SAN SALVADOR, El Salvador (AP) — The party of El Salvador President Nayib Bukele proposed constitutional changes in the country’s National Assembly on Thursday that would allow indefinite presidential reelection and extend presidential terms to six years.
Lawmaker Ana Figueroa from the New Ideas party proposed the changes to five articles of the constitution. The proposal also includes eliminating the second round of the election where the two top vote-getters from the first round face off.
New Ideas
and its allies in the National Assembly have a supermajority that could approve the proposal without difficulty under changes already made to the process for making constitutional adjustments.
Bukele overwhelmingly won reelection last year despite a constitutional ban, after Supreme Court justices selected by his party ruled in 2021 that it allowed reelection to a second five-year term.
Figueroa argued Thursday that federal lawmakers and mayors can already seek reelection as many times as they want.

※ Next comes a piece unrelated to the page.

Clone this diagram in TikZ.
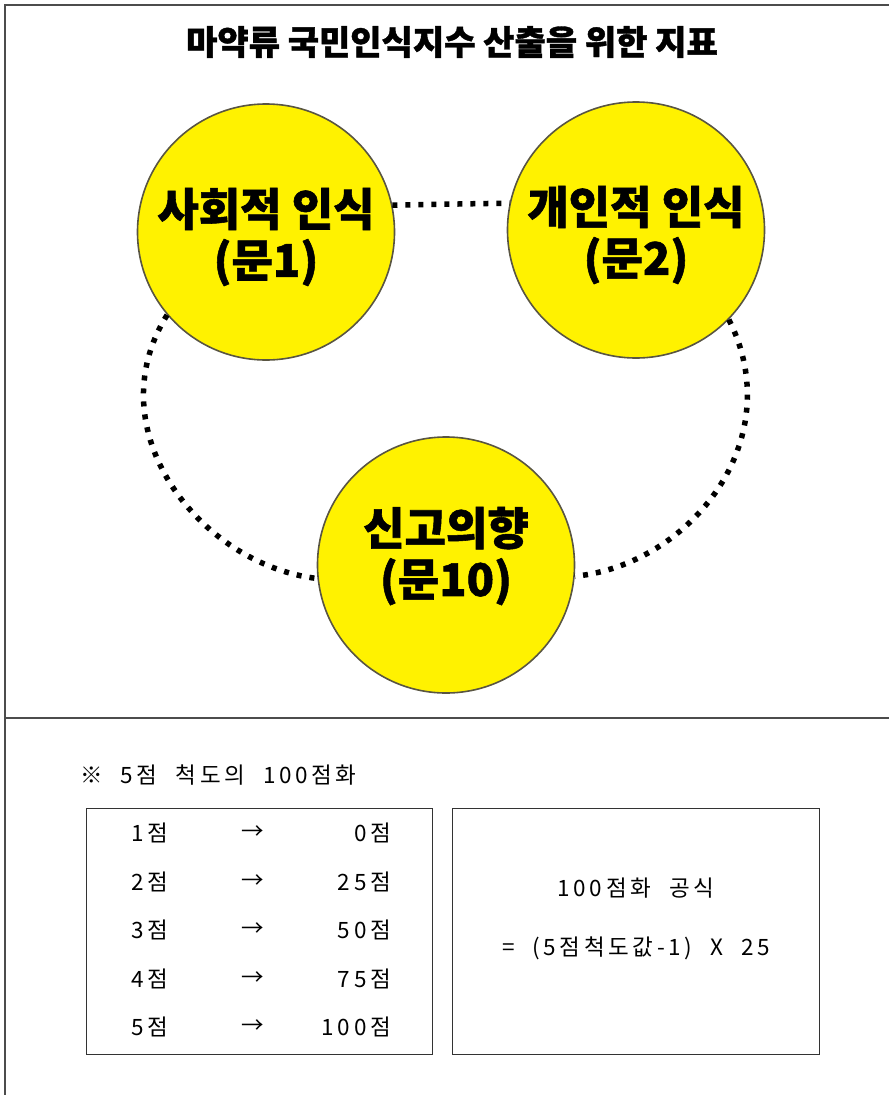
\documentclass[tikz,border=0pt]{standalone}
\usepackage{fontspec}
\usetikzlibrary{shapes.geometric}
\setmainfont{Noto Sans CJK KR}
\newfontfamily\kor{Noto Sans CJK KR}
\newfontfamily\korh{Noto Sans CJK KR}[BoldFeatures={FakeBold=1.2}]
\newfontfamily\kors{Noto Sans CJK KR}[LetterSpace=16,WordSpace=2.1]
\begin{document}
\begin{tikzpicture}[x=1pt,y=-1pt,
  frame/.style={draw=black!70,line width=1.2pt},
  bubble/.style={ellipse,fill=yellow,draw=black!75!yellow,line width=1.6pt,
    minimum width=257pt,minimum height=256pt,inner sep=0pt},
  btext/.style={align=center,inner sep=0pt,
    font=\korh\bfseries\fontsize{45}{51}\selectfont},
  dots/.style={draw=black,line width=5.5pt,dash pattern=on 5pt off 8pt},
  tbox/.style={draw=black!80,line width=1pt},
  cell/.style={font=\kors\fontsize{22.5}{24}\selectfont,inner sep=0pt}]
\useasboundingbox (0,0) rectangle (889,1095);
% frame
\draw[frame] (5,1095) -- (5,5) -- (889,5);
\draw[frame] (5,718) -- (889,718);
% title
\node[font=\korh\bfseries\fontsize{34}{40}\selectfont] (title) at (452,42) {마약류 국민인식지수 산출을 위한 지표};
% circles
\node[bubble] (s1) at (266,232) {};
\node[bubble] (s2) at (636,230) {};
\node[bubble] (s10) at (446,565) {};
\node[btext,yshift=-5pt] (t1) at (s1.center) {사회적 인식\\(문1)};
\node[btext,yshift=-5pt] (t2) at (s2.center) {개인적 인식\\(문2)};
\node[btext,yshift=9pt] (t10) at (s10.center) {신고의향\\(문10)};
% dotted connectors
\draw[dots] (s1.12) -- (s2.168);
\draw[dots] (s1.220) .. controls (95,430) and (200,565) .. (s10.186);
\draw[dots] (s2.-44) .. controls (790,440) and (690,565) .. (s10.-5);
% scale note
\node[cell,anchor=west] (note) at (80,775) {※ 5점 척도의 100점화};
\node[tbox,minimum width=346pt,minimum height=246pt,anchor=north west] (lbox) at (86,808) {};
\node[tbox,minimum width=367pt,minimum height=246pt,anchor=north west] (rbox) at (452,808) {};
\foreach \va/\vb [count=\i] in {1/0,2/25,3/50,4/75,5/100}{
  \node[cell] (l\i) at (150,{833+(\i-1)*48.5}) {\va{}점};
  \node[cell] (m\i) at (253,{833+(\i-1)*48.5}) {→};
  \node[cell,anchor=east] (r\i) at (391,{833+(\i-1)*48.5}) {\vb{}점};
}
\node[cell,yshift=43pt] (f1) at (rbox.center) {100점화 공식};
\node[cell,yshift=-17pt] (f2) at (rbox.center) {= (5점척도값-1) X 25};
\end{tikzpicture}
\end{document}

“All of them have had the possibility of reelection through popular vote, the only exception until now has been the presidency,” Figueroa said.
She also proposed that Bukele’s current term, scheduled to end June 1, 2029, instead finish June 1, 2027, to put presidential and congressional elections on the same schedule. It would also allow Bukele to seek reelection to a longer term two years earlier.
Bukele, who once dubbed himself “the world’s coolest dictator,” is highly popular, largely because of his heavy-handed fight against the country’s powerful street gangs.
Voters have been willing to overlook evidence that his administration like others before it had negotiated with the gangs, before seeking a state of emergency that suspended some constitutional rights and allowed authorities to arrest and jail tens of thousands of people.
His success with security and politically has inspired imitators in the region who seek to replicate his style.